Politically, too, only a sober reading can help us make sense of the outcome. Understandably, there will be considerable jubilation in the anti-Modi camp. Given the increasing strength of the BJP, the value of TMC’s victory cannot be overstated. Like the Mahagathbandhan victory in Bihar in 2015, the TMC win now can be a focal point for politics against the BJP. However, this is where both sobriety in reading the outcome and maturity in building on it might be badly needed, but, alas, found wanting.
It must be remembered that while the outcome (particularly in West Bengal) has fallen far short of the BJP’s boast, the party has not done badly either. It has retained Assam, almost managed to breach the cosy bipolarity of Kerala by consistently polling over 10 per cent vote, and, above all, in West Bengal, it is now the only force to take on the TMC in the future.

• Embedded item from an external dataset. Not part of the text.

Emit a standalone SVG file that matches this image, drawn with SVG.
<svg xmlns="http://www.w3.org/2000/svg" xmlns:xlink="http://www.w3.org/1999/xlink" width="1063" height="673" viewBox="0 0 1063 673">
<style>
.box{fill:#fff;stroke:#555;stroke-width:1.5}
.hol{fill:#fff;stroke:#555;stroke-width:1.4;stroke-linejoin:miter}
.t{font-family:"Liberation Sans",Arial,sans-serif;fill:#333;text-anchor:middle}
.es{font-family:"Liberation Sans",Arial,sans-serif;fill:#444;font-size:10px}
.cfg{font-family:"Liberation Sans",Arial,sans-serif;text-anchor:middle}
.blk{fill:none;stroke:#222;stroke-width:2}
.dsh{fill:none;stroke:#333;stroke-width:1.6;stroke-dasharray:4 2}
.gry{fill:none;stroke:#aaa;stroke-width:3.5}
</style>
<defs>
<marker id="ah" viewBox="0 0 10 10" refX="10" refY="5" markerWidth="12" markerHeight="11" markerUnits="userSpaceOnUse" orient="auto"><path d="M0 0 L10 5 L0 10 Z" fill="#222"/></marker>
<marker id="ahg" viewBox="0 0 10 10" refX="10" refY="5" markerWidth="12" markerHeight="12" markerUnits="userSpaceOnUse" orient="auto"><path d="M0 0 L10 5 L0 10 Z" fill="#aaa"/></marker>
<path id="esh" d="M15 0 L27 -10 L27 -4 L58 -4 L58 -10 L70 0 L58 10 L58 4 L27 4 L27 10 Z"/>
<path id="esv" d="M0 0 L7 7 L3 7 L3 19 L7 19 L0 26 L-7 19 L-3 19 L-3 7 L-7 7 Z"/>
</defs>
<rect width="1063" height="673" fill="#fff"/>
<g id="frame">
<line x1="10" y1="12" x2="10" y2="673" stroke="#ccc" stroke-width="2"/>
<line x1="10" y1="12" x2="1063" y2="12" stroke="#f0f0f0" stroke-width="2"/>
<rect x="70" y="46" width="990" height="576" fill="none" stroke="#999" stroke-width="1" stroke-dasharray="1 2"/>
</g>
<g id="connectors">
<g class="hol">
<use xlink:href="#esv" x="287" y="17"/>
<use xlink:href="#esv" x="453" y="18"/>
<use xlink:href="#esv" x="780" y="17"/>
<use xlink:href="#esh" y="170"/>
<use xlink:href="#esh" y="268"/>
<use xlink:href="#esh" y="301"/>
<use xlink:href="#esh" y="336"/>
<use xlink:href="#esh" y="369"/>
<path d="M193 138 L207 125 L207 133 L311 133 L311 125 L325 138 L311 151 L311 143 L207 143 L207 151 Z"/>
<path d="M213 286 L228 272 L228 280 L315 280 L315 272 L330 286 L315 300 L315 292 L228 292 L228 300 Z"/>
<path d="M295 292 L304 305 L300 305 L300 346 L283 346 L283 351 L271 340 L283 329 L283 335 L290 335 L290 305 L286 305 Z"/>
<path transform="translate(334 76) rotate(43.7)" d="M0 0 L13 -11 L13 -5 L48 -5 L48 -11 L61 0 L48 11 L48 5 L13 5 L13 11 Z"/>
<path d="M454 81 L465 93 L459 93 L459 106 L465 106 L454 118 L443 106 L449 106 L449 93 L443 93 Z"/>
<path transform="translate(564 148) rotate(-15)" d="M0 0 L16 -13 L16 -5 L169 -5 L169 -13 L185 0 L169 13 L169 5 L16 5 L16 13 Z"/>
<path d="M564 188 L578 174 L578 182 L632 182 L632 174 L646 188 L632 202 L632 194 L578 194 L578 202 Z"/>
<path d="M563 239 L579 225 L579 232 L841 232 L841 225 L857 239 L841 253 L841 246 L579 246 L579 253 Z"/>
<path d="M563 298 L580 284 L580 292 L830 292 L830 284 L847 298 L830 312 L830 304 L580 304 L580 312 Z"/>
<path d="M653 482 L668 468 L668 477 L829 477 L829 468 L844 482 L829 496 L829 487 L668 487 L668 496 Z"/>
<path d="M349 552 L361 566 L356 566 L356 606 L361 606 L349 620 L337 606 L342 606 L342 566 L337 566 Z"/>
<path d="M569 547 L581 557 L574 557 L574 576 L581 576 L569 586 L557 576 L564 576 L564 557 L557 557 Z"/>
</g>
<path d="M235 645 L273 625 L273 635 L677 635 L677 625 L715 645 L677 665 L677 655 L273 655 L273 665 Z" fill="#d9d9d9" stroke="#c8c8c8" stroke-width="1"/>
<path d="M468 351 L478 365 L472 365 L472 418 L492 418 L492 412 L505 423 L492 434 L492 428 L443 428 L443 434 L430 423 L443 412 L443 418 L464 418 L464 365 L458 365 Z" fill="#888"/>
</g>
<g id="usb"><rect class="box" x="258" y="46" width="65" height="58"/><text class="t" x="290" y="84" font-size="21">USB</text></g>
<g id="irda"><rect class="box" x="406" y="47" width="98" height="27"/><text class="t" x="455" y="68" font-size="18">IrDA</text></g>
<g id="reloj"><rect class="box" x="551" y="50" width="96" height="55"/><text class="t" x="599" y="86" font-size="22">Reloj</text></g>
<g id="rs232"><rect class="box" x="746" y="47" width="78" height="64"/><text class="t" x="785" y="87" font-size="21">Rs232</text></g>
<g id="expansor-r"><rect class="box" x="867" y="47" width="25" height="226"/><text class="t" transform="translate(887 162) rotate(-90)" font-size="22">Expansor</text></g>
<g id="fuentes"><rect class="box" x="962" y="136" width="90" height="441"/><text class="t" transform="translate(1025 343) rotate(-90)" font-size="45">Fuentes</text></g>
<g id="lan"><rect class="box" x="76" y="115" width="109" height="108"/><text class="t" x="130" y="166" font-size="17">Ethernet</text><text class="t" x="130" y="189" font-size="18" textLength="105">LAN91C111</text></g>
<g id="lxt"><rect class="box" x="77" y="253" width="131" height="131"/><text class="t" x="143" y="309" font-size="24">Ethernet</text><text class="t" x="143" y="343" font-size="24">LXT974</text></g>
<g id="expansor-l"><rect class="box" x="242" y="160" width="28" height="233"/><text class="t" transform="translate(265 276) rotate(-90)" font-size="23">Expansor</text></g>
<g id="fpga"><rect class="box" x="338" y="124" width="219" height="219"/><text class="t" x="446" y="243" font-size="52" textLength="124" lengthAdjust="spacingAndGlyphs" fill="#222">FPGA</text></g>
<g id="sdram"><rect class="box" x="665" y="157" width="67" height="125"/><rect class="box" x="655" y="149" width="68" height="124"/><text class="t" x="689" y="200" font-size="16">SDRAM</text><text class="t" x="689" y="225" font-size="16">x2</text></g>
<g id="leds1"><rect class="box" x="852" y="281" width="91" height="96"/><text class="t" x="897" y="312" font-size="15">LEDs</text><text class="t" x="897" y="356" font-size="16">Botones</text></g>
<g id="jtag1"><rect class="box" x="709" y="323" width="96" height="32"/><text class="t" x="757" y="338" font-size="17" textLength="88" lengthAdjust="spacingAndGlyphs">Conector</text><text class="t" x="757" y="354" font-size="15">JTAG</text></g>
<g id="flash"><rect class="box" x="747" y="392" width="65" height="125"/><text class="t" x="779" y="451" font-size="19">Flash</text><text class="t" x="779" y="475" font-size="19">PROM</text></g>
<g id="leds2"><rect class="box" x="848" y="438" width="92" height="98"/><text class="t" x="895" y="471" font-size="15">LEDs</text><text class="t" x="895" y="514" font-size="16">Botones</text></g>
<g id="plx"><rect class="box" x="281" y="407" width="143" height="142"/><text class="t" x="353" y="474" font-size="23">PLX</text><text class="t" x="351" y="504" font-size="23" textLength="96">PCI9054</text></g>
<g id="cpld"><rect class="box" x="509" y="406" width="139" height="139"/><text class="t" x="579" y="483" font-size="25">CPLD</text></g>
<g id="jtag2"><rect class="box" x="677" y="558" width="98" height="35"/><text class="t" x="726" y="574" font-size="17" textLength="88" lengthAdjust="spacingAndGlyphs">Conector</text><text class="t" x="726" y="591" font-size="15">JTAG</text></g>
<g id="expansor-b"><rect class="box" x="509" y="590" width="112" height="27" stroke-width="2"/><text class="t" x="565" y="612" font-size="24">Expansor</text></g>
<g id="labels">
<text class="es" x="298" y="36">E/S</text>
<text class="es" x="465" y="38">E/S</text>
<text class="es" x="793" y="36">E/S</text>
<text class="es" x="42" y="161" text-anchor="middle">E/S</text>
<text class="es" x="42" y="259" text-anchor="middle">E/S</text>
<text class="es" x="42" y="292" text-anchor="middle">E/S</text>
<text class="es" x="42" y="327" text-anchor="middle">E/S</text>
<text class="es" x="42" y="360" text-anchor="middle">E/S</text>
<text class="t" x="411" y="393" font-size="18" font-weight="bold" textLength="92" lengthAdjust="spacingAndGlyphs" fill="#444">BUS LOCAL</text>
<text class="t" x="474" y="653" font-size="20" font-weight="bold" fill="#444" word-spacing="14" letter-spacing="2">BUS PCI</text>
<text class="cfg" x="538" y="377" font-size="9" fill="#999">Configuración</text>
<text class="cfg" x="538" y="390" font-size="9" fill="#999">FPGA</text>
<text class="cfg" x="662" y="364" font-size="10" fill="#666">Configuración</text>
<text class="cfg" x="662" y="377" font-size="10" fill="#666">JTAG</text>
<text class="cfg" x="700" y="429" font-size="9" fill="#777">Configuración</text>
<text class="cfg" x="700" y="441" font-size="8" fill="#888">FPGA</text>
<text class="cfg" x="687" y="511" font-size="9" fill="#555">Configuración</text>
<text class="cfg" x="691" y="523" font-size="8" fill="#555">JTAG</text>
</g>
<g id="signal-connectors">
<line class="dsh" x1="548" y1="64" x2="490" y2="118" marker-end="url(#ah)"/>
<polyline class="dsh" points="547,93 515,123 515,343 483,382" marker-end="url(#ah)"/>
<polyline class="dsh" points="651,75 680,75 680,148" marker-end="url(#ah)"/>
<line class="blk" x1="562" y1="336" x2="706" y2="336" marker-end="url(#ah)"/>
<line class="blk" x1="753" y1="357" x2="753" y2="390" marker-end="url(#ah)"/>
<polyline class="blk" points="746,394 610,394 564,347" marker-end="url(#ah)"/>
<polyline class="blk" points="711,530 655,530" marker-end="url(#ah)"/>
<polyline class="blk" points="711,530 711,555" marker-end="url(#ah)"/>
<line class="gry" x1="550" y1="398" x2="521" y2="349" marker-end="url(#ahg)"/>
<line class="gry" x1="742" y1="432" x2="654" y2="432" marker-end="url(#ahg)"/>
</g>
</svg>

Yes, it is important that a state party has fought back the full might of the BJP and the central government. But it would be naïve to ignore the expansion of the BJP in West Bengal. The BJP increased its vote share from 10 per cent in 2016 to 40 per cent in 2019 and then, retained almost all of that after two more years. Now, the Trinamool Congress will be ruling West Bengal with a notice served to it. Add to this scepticism about the democratic commitment of the TMC and the outcome begins to look only like a pyrrhic respite from complete takeover by the BJP. It will be an exaggerated expectation that the TMC will change its style of internal functioning or governance. The embers of violence and hatred will dot the political skies of the state, giving little opportunity to any civilised competition. What the West Bengal outcome suggests is a possible shift, where one could see a new non-BJP configuration shaping up.
This possibility is strengthened by the inability of the Congress to begin its comeback. There are many excuses for this, but the unwillingness of Congress to address organisational issues on an urgent basis is the root cause for its inability to bounce back. With its defeat in Kerala and failure to wrest back Assam, the Congress has yet again lost an opportunity to be a node around which non-BJP politics could take shape. In this sense, we are likely to witness a rehash of the 1989 moment when state parties played a pivotal role (though, back then, there still was a larger but loosely structured party called the Janata Dal). As state parties are rushing to congratulate Mamata Banerjee for her feat, the moot question is whether she has the skill to coordinate these disparate non-BJP forces or does she only symbolically represent the spirit of the fight against the BJP.
There are at least two more points of introspection for the opponents of the BJP. One is the BJP’s second consecutive victory in Assam despite the negative atmosphere it had to face on account of the CAA-NRC issue. Overcoming that negativity was not easy, but the BJP managed to retain power. Similarly, despite its expected failure to make many gains in Kerala, the BJP can draw satisfaction from the fact that it has contributed to the rupture in the predictable alternation in that state between LDF and UDF. Of course, this has happened also because of the consistently good record of the LDF government in handling crisis after crisis in the past five years. But let us not forget the defensive stance both the Congress and LDF had to take on the Sabarimala issue and one realises how the BJP’s presence is producing a churn in public discourse in the state.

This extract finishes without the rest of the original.